◆ WRITTEN PROBLEM
Reproduce nothing but the lines from the start of the material through the line that includes "from bokeh.resources import INLINE", both ends included, and omit every picture.

-- start of GIVEN INFORMATION --

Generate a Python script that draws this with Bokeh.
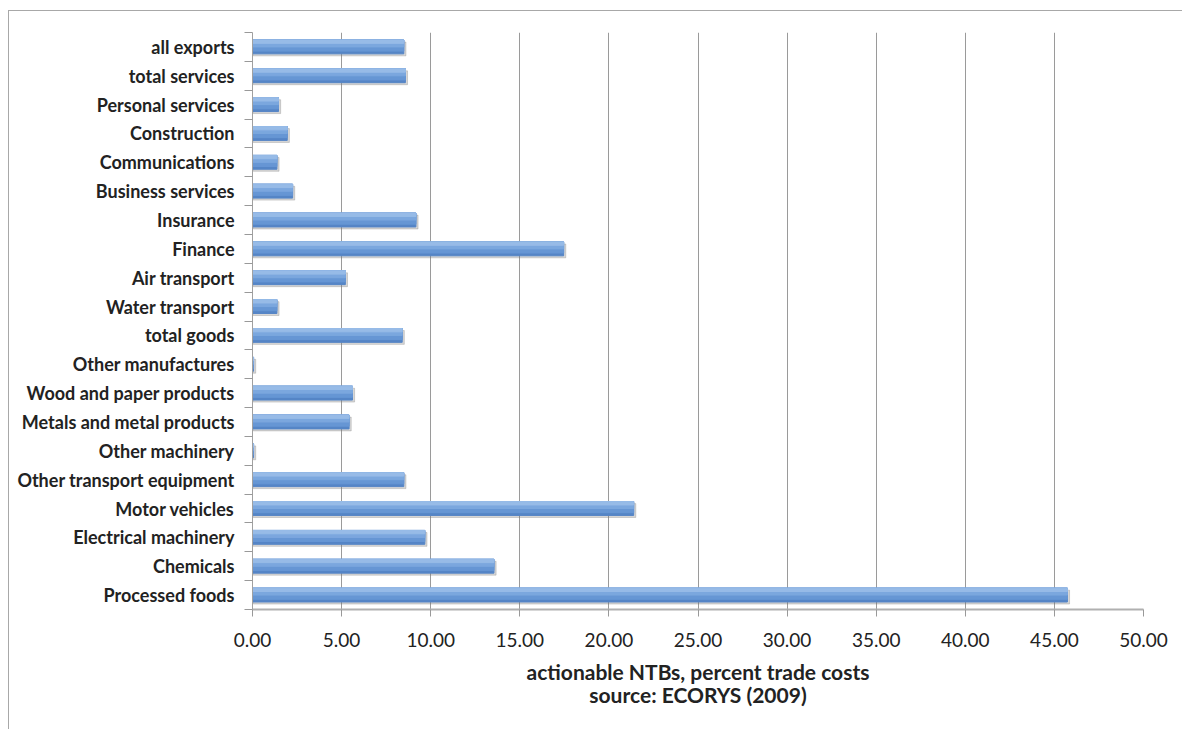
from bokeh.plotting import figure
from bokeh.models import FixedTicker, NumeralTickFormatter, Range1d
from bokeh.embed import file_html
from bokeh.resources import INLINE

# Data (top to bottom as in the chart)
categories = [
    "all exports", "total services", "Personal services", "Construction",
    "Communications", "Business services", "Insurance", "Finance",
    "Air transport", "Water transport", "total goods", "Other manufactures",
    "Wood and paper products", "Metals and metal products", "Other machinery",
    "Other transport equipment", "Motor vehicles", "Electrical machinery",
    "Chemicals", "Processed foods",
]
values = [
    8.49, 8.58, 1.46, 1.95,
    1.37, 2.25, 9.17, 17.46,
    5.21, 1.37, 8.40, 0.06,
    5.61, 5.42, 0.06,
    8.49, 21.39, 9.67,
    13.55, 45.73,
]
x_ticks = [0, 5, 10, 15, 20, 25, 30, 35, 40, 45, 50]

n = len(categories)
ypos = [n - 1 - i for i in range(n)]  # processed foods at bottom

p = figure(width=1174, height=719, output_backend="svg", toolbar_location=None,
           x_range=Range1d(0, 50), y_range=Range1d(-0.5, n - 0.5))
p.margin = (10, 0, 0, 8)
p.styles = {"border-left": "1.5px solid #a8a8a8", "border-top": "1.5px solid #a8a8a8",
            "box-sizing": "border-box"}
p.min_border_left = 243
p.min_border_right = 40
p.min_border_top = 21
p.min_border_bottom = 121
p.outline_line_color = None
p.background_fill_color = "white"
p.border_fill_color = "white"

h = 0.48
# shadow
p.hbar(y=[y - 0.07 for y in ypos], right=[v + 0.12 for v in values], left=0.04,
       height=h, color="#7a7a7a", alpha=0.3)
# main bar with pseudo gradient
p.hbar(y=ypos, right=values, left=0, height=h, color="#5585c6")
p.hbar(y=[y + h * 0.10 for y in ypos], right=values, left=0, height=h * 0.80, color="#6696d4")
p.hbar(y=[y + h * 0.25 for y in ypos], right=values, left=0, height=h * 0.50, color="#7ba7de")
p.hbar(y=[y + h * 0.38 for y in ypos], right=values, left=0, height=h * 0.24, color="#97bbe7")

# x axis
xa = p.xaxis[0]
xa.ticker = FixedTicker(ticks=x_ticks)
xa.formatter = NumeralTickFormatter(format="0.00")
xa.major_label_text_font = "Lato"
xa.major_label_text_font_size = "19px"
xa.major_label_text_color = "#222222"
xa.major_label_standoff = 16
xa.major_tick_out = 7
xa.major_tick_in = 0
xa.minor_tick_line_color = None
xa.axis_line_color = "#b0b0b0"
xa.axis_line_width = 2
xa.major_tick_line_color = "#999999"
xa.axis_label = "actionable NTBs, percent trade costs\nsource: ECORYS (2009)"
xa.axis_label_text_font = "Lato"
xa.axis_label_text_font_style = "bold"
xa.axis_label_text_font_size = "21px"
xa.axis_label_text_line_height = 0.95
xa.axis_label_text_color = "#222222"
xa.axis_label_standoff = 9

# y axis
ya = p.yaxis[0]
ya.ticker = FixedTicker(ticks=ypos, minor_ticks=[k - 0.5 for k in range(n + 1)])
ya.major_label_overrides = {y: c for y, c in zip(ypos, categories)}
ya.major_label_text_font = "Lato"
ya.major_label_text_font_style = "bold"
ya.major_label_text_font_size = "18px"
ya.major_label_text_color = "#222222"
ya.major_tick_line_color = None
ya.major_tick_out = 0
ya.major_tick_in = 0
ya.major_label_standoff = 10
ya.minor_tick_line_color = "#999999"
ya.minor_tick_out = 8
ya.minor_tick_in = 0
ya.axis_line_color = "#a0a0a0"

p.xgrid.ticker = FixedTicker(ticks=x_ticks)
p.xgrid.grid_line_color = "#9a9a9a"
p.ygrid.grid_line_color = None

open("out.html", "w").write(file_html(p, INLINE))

-- end of GIVEN INFORMATION --

◆ RESULT
Generate a Python script that draws this with Bokeh.
from bokeh.plotting import figure
from bokeh.models import FixedTicker, NumeralTickFormatter, Range1d
from bokeh.embed import file_html
from bokeh.resources import INLINE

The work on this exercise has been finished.